IBX-Jakarta. Ketentuan PBB berubah seiring berlakunya melalui Undang-Undang Nomor 1 Tahun 2022 tentang Hubungan Keuangan Pemerintah Pusat dan Daerah (UU HKPD) yang disahkan pada 5 Januari 2022 oleh Presiden Joko Widodo dan resmi berlaku pada 1 Januari 2024 lalu. Sesuai namanya UU tersebut mengatur mengenai desentralisasi fiskal dan otonomi daerah.
UU HKPD merubah ketentuan PBB Perkotaan dan Pedesaan (PBB-P2) yang dikenakan atas kepemilikan, penguasaan dan/atau pemanfaatan lahan dan/atau bangunan. Secara umum terdapat 2 perubahan ketentuan dalam perhitungan Pajak Bumi dan Bangunan (PBB), yaitu :
1. Perubahan Perhitungan Pajak
Sebelum berlakunya UU HKPD, perhitungan PBB dilakukan dengan mengkalikan tarif dengan Nilai Jual Objek Pajak (NJOP) setelah dikurangi Nilai Jual Objek Pajak Tidak Kena Pajak (NJOPTKP) sebagaimana diatur dalam pasal 81 UU PDRD. Setelah berlakunya UU HKPD perhitungan PBB dilakukan dengan mengkalikan tarif dengan 20%-100% NJOP setelah dikurangi NJOPTKP perubahan tersebut tercantum dalam Pasal 40 ayat (5) UU HKPD.

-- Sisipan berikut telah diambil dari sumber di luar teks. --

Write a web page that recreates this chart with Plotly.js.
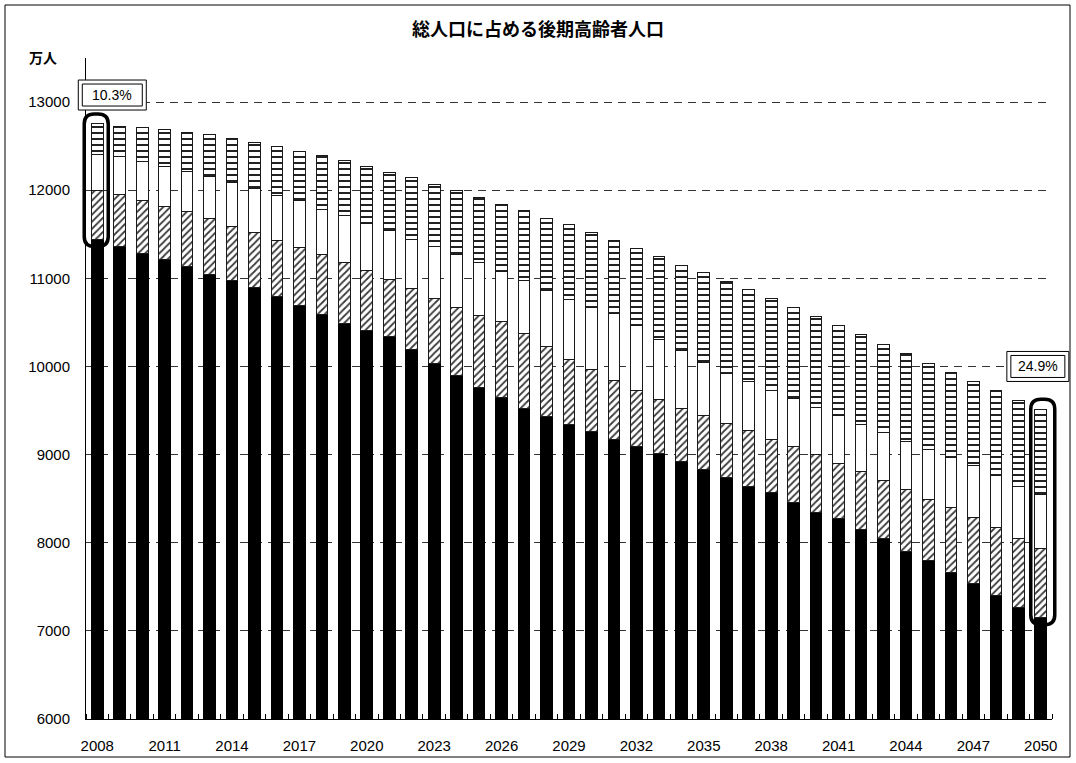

Dalam naskah akademiknya, pemerintah melakukan perubahan DPP atas PBB dengan tujuan mengedepankan keadilan dari sisi kemampuan bayar (ability to pay) wajib pajak mengingat nilai NJOP yang terus dirubah dan cenderung meningkat. Lebih lanjut, dengan perubahan tersebut pemerintah juga berharap nilai NJOP yang ditetapkan lebih mendekati nilai pasar secara umum dan tidak menambah beban wajib pajak
2. Perubahan Tarif PBB
Ketentuan dalam UU HKPD merubah besaran tarif maksimal PBB, dalam pasal 41 Ayat 1 UU HKPD besaran tarif maksimal untuk PBB adalah sebesar 0,5%. Sebelumnya dalam UU PDRD pasal 80 ayat (1) besaran tarif maksimal PBB adalah 0,3% dari nilai NJOP.
Menurut Menteri Keuangan Sri Mulyani, peningkatan tarif dalam UU HKPD ditujukan untuk meningkatkan Pendapatan Asli Daerah (PAD) secara terukur, berdasarkan kalkulasi yang dilakukan kenaikan tarif Pajak Daerah dalam UU HKPD dapat meningkatkan penerimaan Kabupaten/Kota dari Rp 61,2 Triliun menjadi Rp 91,3 Triliun. Peningkatan tersebut setara dengan 50% atau Rp 30 Triliun.